Phase-Based Prioritization

The order of tactic deployment depends on business phase:

  • Acquisition phase: don't sacrifice CVR. Use passive tactics that don't disrupt purchase intent — cross-sell and post-purchase upsell. A high free-shipping threshold raises the first-purchase barrier and drops CVR.
  • Scale phase: deploy active tactics. Free-shipping threshold, bundle, upsell. Accept some CVR drop, A/B test each, judge by net RPS lift.
  • Mature phase: individual optimization. Membership and personalization. McKinsey reports +5–25% revenue ranges for AI/gen-AI personalization at the company level — but only when data infrastructure is mature. Personalization on weak data introduces recommendation noise that drops CVR.

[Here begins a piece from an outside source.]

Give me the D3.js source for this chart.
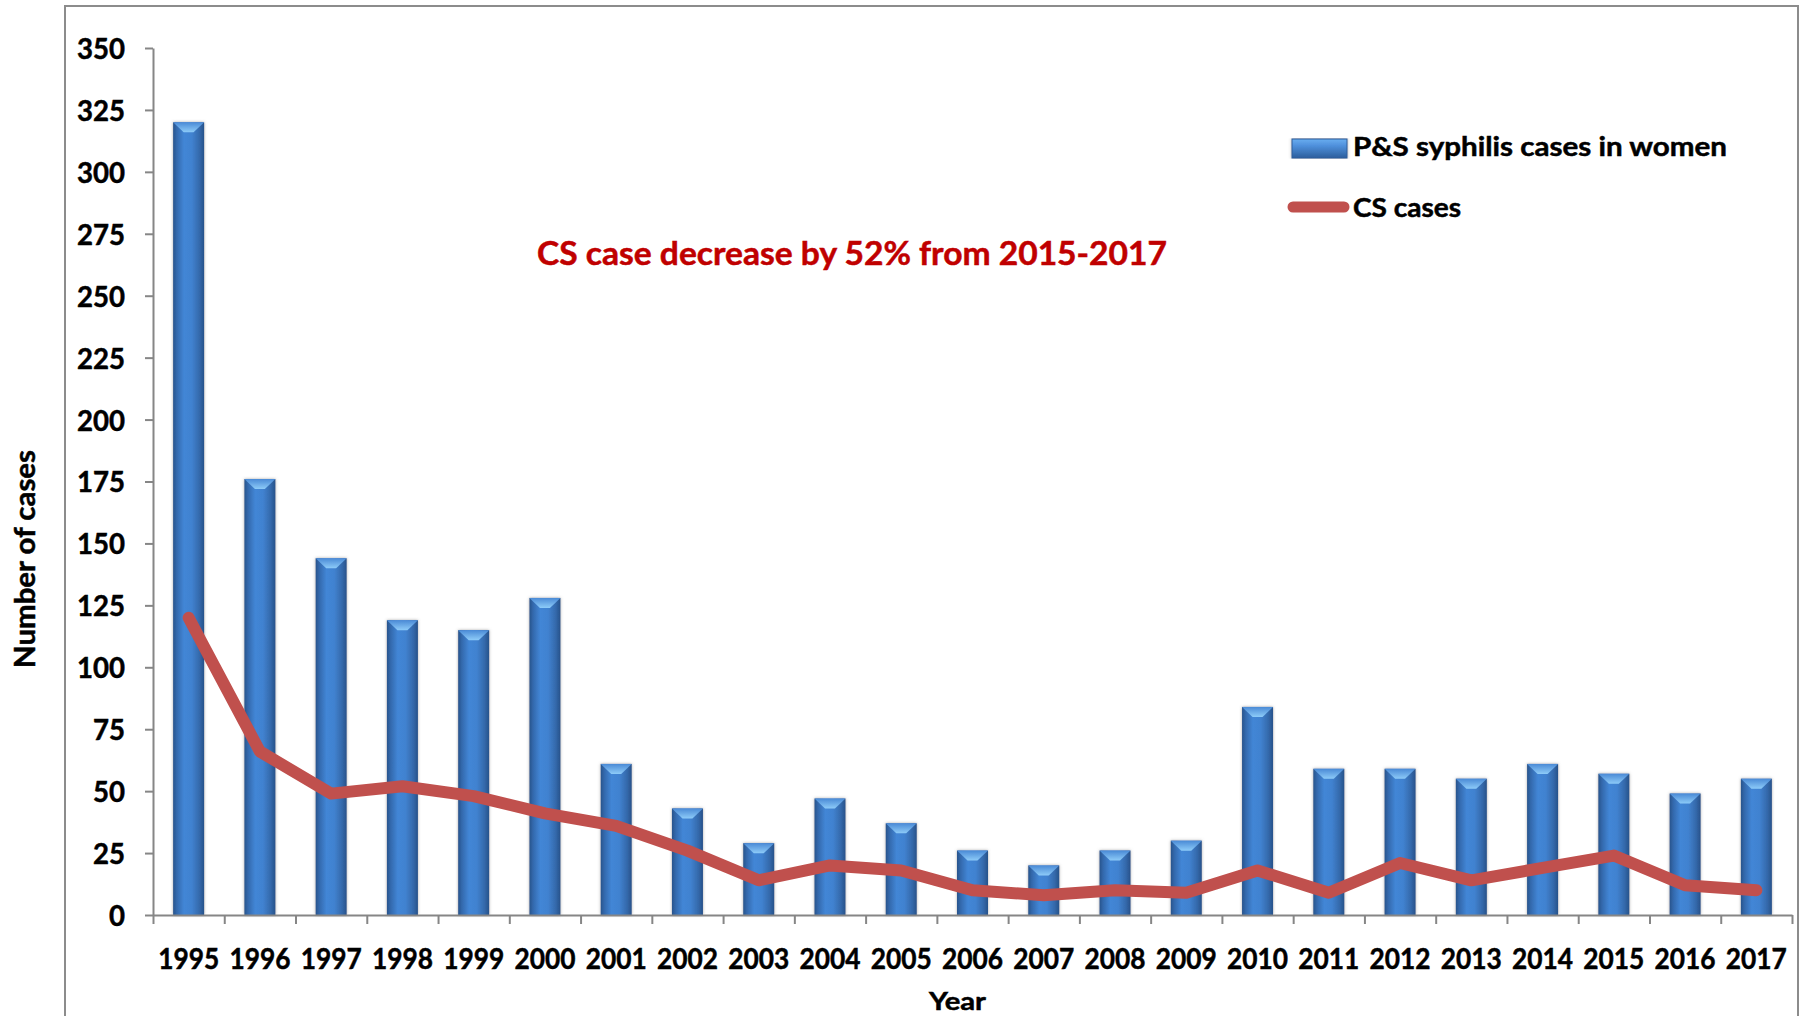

Closing — Use AOV as One Lever, Not the Only Lever

AOV is one of three factors in Revenue = Sessions × CVR × AOV. The formula is simple, but discount/tax/shipping/refund treatment branches the implementation in non-obvious ways. Ten improvement tactics exist; the realistic starting set is free-shipping threshold + cross-sell + bundle. AOV × CVR = RPS exposes the true impact of any AOV tactic.

The mental model shift that helps the most: stop asking "did AOV go up?" Start asking "did RPS go up?"


What metrics do you watch when judging an AOV-improvement campaign? Curious whether anyone is using RPS (or a similar per-session revenue metric) as a primary decision axis.